Fighting broke out in a number of areas which had a great attraction for school children. The trains arrived early in the morning which meant that children were out of their beds to see what was going on. The 9 a.m. start to school was largely ignored in the excitement, this being borne out by the many empty desks at Kinneil School.
Knowing full well what the reason was, Angus Livingston donned his black hat and stroke off to round-up the truants.
At Furnace Yard he spotted three of his pupils standing on a wall. As soon as they saw him they scurried up the hill towards the school. Marching on from there, he came across another two, this time the notorious Sneddon brothers whose attendance at school in normal times was not all that could be desired.
Noting the names, on he went to see young Agnes Black helping serve cups of tea to strikers. However noble her task was, she should have been at school and her name went into the book.
Turning a corner at the Snab Rows he came face with the over-sized 12 – year-old Rab Robertson. Clutching him by his ear, Angus marched him up Castleloan Brae to face the agony of a cane beating across his buttocks.

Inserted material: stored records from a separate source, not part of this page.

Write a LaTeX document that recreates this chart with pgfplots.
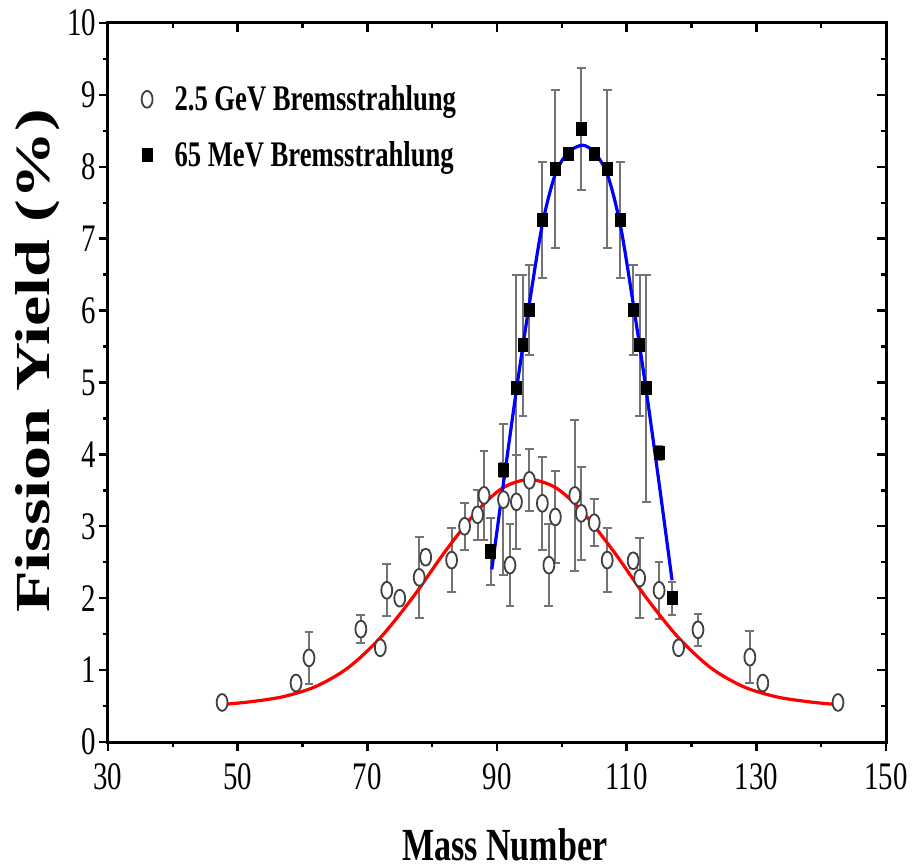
\documentclass[border=0pt]{standalone}
\usepackage{fontspec}
\setmainfont{Liberation Serif}[FakeStretch=0.74]
\newfontfamily\ylfont{Liberation Serif}
\usepackage{graphicx}
\usepackage{pgfplots}
\pgfplotsset{compat=1.18}
\usepackage{pgfplotstable}

\pgfplotstableread{
A Y e
47.6 0.55 0.05
59 0.82 0.06
61 1.17 0.36
69 1.57 0.20
72 1.31 0.06
73 2.11 0.36
75 2.00 0.06
78 2.29 0.56
79 2.57 0.10
83 2.53 0.45
85 3.00 0.33
87 3.16 0.35
88 3.43 0.62
91 3.37 1.05
92 2.46 0.57
93 3.34 0.65
95 3.64 0.43
97 3.32 0.65
98 2.46 0.57
99 3.13 0.64
102 3.43 1.05
103 3.18 0.65
105 3.05 0.33
107 2.53 0.45
111 2.52 0.10
112 2.28 0.56
115 2.11 0.40
118 1.31 0.06
121 1.56 0.22
129 1.18 0.36
131 0.82 0.06
142.6 0.55 0.05
}\gev

\pgfplotstableread{
A Y e
89 2.65 0.47
91 3.78 0.10
93 4.92 1.58
94 5.52 0.98
95 6.01 0.63
97 7.26 0.80
99 7.97 1.10
101 8.18 0.05
103 8.53 0.85
105 8.18 0.05
107 7.97 1.10
109 7.26 0.80
111 6.01 0.63
112 5.52 0.98
113 4.92 1.58
115 4.02 0.10
117 2.00 0.23
}\mev

\pgfplotstableread{
A Y
47.5 0.52
52 0.56
57 0.63
62 0.77
67 1.03
72 1.45
77 2.01
82 2.65
87 3.22
91 3.54
95 3.65
99 3.54
103 3.22
108 2.65
113 2.01
118 1.45
123 1.03
128 0.77
133 0.63
138 0.56
142.5 0.52
}\gevfit

\pgfplotstableread{
A Y
89.2 2.40
91 3.60
93 4.90
95 6.10
97 7.20
99 7.90
101 8.20
103.2 8.30
105 8.20
107 7.90
109 7.20
111 6.10
113 4.90
115 3.60
117 2.25
}\mevfit

\pgfplotsset{myax/.style={
  scale only axis, width=389pt, height=359.5pt,
  xmin=30, xmax=150, ymin=0, ymax=10,
  xtick={30,50,...,150}, ytick={0,1,...,10},
  minor x tick num=1, minor y tick num=1,
  axis line style={line width=1.5pt},
  major tick length=4.5pt, minor tick length=2.5pt,
  tick style={black, line width=1.2pt},
  /pgf/number format/assume math mode=true,
  ticklabel style={font=\fontsize{19.5}{21}\selectfont},
}}

\begin{document}
\begin{tikzpicture}
\begin{axis}[myax, tick pos=right, tick align=inside, xticklabels={}, yticklabels={}]
\end{axis}
\begin{axis}[myax, tick pos=left, tick align=outside,
  yticklabel style={xshift=2pt},
  xticklabel style={yshift=-2.5pt},
  xlabel={\bfseries Mass Number},
  xlabel style={font=\fontsize{23}{26}\selectfont, at={(axis description cs:0.51,-0.143)}, anchor=center},
  ylabel={\scalebox{1}[0.72]{\ylfont\bfseries\fontsize{34}{38}\selectfont Fission Yield (\%)}},
  ylabel style={at={(axis description cs:-0.09,0.53)}, anchor=center, rotate=0},
  legend style={at={(axis description cs:0.035,0.925)}, anchor=north west, draw=none, fill=none,
    font=\bfseries\fontsize{18}{20}\selectfont, row sep=10pt},
  legend cell align=left,
]
\coordinate (sw) at (rel axis cs:0,0);
\coordinate (ne) at (rel axis cs:1,1);
\addplot[only marks, mark=*, mark size=4.2pt,
  mark options={xscale=0.65, line width=0.9pt, draw=black!75, fill=white},
  error bars/.cd, y dir=both, y explicit,
  error bar style={black!55, line width=1pt},
  error mark options={rotate=90, mark size=2.2pt, line width=1pt, black!55}]
  table[x=A, y=Y, y error=e] {\gev};
\addlegendentry{\hspace*{9pt}2.5 GeV Bremsstrahlung}
\addplot[only marks, mark=square*, mark size=3.3pt,
  mark options={xscale=0.75, draw=black, fill=black},
  error bars/.cd, y dir=both, y explicit,
  error bar style={black!55, line width=1pt},
  error mark options={rotate=90, mark size=2.2pt, line width=1pt, black!55}]
  table[x=A, y=Y, y error=e] {\mev};
\addlegendentry{\hspace*{9pt}65 MeV Bremsstrahlung}
\addplot[red, line width=1.6pt, smooth, forget plot] table[x=A, y=Y] {\gevfit};
\addplot[blue, line width=1.6pt, smooth, forget plot] table[x=A, y=Y] {\mevfit};
\end{axis}
\path (sw) ++(-54pt,-61.5pt) coordinate (bl);
\path (ne) ++(17pt,11.5pt) coordinate (tr);
\path (bl) rectangle (tr);
\end{tikzpicture}
\end{document}
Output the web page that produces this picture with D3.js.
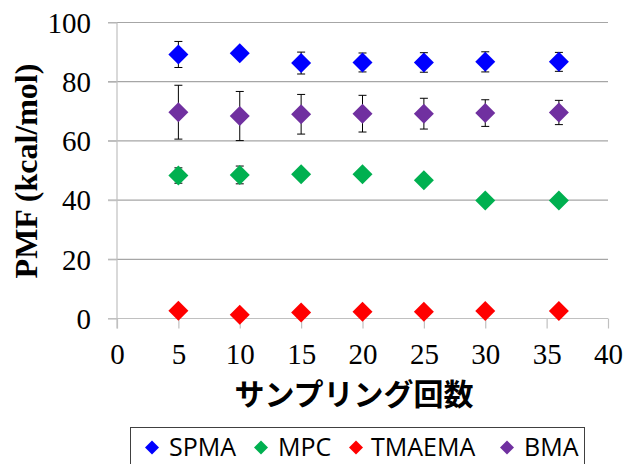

Late-comers on arrival at school were sent to stand in the queue outside the headmaster’s door to await the fearful swish of the cane.
Around lunch-time a tired but righteous headmaster assembled the school in the playground to re-affirm his decision that anyone becoming involved in any way would not be allowed to attend the Fair. He went on to say that any pupil found near to the foreshore battles would have to face punishment at his hand.
After the happenings of that morning when many boys and a number of girls had firsthand knowledge of Mr Livingston’s wrath, the message was fully understood.
The battles quietened and life began to return to normal. The Fair day drew nearer and nearer, Many of those punished for disobedience began to wonder of the unbending domini would keep to his word and deny them the thrill of walking in the Fair.
Strict disciplinarian that he was, Angus Livingston also had a heart. His threat was never carried out, and the Fair, although a little subdued, went off with Kinneil School fully represented.
When the battle of Slaghill is spoken about in Bo’ness, little reference is made to the battle of Kinneil School with Angus Livingston acting as a whole army supporting the cause of learning and discipline.
While respecting his commitment as a headmaster he had the task of producing a Fair Queen that year.
The pupils elected Agnes Adams on that occasion. And with the battle over wages and the strikes which were going on, willing workers who would have worked around the clock erecting arches and the like had their thoughts diverted elsewhere.
With most pupils’ fathers on strike there was little or no money to produce the standard of Fair expected of them – or so people thought.
To compensate for this, Angus Livingston began to marshall the talents of the parents and the result was a Fair blest with excellent weather which brought out the colours promoting all the glamour that one could wish.
Agnes Adam was a worried wee lassie wondering if she would ever be crowned Queen of Bo’ness. She was and thanks were as much due to Angus Livingston as to anyone else.